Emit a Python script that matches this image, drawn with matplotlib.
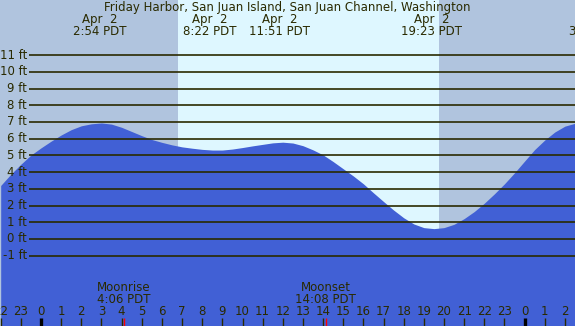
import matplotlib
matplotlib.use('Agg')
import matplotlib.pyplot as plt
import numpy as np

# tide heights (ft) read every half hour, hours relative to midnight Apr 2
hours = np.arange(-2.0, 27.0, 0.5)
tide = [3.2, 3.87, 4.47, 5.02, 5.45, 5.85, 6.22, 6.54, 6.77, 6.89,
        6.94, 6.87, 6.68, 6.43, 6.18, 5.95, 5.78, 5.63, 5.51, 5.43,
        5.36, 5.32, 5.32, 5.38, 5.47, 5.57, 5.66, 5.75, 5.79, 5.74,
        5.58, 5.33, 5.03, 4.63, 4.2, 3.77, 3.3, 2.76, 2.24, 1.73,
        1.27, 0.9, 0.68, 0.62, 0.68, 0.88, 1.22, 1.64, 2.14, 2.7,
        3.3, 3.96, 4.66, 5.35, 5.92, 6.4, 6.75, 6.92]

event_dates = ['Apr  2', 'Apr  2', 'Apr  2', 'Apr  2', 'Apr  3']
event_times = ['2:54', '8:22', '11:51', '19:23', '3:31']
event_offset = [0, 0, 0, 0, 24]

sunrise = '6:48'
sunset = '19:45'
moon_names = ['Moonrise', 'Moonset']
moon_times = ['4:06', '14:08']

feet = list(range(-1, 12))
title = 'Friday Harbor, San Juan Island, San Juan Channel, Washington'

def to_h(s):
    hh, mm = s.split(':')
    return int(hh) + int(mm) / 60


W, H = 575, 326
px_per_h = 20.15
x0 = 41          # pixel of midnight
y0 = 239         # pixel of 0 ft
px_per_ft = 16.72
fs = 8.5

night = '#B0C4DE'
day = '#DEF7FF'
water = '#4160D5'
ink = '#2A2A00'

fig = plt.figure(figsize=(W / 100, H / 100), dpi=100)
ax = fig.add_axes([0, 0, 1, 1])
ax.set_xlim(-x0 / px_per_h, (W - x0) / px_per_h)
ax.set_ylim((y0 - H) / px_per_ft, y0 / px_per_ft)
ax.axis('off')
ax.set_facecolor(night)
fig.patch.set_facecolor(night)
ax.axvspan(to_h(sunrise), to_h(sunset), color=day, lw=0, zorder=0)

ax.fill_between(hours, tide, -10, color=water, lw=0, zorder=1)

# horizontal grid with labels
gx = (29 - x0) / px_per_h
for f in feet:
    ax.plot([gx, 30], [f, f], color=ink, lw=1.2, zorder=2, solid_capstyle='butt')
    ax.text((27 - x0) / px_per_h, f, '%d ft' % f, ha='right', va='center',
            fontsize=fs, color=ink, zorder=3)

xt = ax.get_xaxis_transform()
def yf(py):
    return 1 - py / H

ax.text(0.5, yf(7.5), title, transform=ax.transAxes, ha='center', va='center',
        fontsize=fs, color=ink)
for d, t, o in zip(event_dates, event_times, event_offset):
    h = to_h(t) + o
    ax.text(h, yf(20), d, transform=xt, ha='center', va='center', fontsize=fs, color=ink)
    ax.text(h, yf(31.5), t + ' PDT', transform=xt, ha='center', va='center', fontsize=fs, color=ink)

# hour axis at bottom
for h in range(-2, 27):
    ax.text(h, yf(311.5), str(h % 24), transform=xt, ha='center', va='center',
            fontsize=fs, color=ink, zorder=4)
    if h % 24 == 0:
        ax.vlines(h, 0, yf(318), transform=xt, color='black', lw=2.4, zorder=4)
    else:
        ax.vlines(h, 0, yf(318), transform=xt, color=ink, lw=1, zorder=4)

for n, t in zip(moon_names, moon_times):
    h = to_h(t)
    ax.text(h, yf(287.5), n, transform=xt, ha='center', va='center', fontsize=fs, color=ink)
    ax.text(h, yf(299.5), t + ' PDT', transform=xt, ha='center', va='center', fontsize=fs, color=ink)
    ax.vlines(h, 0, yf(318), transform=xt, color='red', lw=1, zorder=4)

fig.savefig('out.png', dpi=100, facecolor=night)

----------

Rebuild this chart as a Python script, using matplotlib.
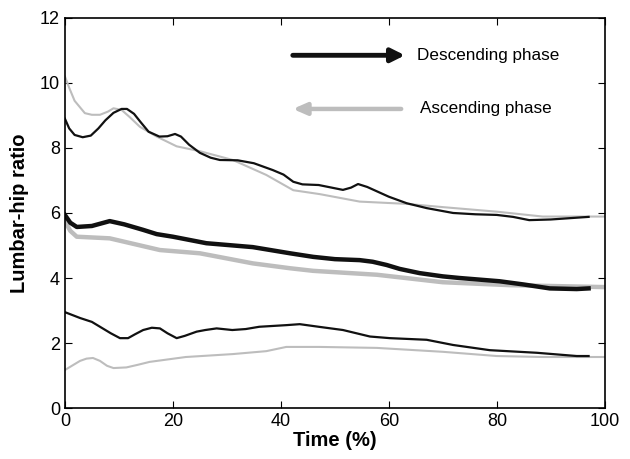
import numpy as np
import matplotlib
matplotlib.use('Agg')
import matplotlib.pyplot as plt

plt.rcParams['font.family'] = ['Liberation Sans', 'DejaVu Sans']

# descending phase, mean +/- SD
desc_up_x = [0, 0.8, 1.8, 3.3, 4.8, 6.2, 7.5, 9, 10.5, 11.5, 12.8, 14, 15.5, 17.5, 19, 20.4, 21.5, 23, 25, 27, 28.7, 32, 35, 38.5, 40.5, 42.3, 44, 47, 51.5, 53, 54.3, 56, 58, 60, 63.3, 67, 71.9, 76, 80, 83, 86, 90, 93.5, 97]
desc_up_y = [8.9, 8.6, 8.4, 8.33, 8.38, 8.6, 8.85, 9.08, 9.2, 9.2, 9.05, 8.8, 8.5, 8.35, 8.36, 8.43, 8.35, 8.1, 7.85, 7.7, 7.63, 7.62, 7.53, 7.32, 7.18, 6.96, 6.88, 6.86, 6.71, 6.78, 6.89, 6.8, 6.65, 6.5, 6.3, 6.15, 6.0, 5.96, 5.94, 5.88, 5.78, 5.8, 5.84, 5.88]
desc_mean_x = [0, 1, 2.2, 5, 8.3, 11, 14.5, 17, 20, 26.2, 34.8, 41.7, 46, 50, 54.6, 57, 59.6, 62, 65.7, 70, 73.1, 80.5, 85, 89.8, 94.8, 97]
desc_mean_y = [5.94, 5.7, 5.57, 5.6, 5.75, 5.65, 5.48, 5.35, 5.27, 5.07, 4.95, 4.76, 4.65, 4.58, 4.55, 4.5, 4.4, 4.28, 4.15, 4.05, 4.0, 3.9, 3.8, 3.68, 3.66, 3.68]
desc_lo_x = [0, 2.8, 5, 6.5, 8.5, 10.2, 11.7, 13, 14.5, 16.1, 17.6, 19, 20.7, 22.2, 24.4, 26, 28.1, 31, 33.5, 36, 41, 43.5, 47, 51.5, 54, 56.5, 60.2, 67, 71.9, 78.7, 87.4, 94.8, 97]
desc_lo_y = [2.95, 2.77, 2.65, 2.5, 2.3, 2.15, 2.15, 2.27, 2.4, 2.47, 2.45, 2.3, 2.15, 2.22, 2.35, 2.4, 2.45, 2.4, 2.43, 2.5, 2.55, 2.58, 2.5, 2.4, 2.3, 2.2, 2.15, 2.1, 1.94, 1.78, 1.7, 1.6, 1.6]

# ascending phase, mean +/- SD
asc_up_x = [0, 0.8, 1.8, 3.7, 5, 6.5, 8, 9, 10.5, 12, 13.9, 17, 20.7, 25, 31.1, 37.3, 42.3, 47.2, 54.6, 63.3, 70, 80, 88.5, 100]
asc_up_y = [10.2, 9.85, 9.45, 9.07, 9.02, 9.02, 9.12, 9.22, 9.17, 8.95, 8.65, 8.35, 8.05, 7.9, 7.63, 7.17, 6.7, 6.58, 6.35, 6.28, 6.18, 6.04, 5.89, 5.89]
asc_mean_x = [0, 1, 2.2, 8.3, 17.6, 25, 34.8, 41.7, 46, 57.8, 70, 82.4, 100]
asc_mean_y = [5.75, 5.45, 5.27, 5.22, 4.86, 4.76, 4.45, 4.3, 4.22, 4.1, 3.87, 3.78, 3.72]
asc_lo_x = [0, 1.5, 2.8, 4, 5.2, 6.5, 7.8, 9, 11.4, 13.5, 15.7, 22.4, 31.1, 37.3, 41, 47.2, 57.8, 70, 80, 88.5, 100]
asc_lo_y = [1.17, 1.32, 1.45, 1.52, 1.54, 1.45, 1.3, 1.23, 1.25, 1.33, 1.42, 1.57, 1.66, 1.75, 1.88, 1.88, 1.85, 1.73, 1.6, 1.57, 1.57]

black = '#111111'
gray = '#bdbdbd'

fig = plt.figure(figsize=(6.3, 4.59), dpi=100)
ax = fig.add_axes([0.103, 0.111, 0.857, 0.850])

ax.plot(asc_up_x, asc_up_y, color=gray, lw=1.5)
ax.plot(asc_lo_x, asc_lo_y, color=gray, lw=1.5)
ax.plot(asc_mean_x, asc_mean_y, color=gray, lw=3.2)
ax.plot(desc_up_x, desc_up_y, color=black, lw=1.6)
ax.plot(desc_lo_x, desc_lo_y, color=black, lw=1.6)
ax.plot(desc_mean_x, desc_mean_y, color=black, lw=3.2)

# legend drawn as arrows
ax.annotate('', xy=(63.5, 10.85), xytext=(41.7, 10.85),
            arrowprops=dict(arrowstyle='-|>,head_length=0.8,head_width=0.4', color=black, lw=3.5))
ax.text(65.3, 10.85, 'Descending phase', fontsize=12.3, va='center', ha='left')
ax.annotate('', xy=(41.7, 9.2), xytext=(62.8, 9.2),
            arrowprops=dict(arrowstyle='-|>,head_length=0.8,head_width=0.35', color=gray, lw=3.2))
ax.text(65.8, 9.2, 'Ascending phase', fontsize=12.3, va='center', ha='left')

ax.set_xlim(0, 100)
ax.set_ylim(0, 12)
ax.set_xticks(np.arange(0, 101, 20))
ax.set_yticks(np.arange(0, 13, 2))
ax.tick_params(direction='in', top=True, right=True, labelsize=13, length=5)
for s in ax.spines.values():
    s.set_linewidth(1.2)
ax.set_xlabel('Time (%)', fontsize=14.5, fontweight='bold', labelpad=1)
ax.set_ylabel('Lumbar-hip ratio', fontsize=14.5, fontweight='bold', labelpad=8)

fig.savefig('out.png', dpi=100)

----------

- Set problem:
Begin with the line where "Rebuild this chart" appears and end with the line where "plt.rcParams['font.family'] = ['Liberation" appears. Copy only that stretch, exactly, with no pictures.

- Task output:
Rebuild this chart as a Python script, using matplotlib.
import numpy as np
import matplotlib
matplotlib.use('Agg')
import matplotlib.pyplot as plt

plt.rcParams['font.family'] = ['Liberation Sans', 'DejaVu Sans']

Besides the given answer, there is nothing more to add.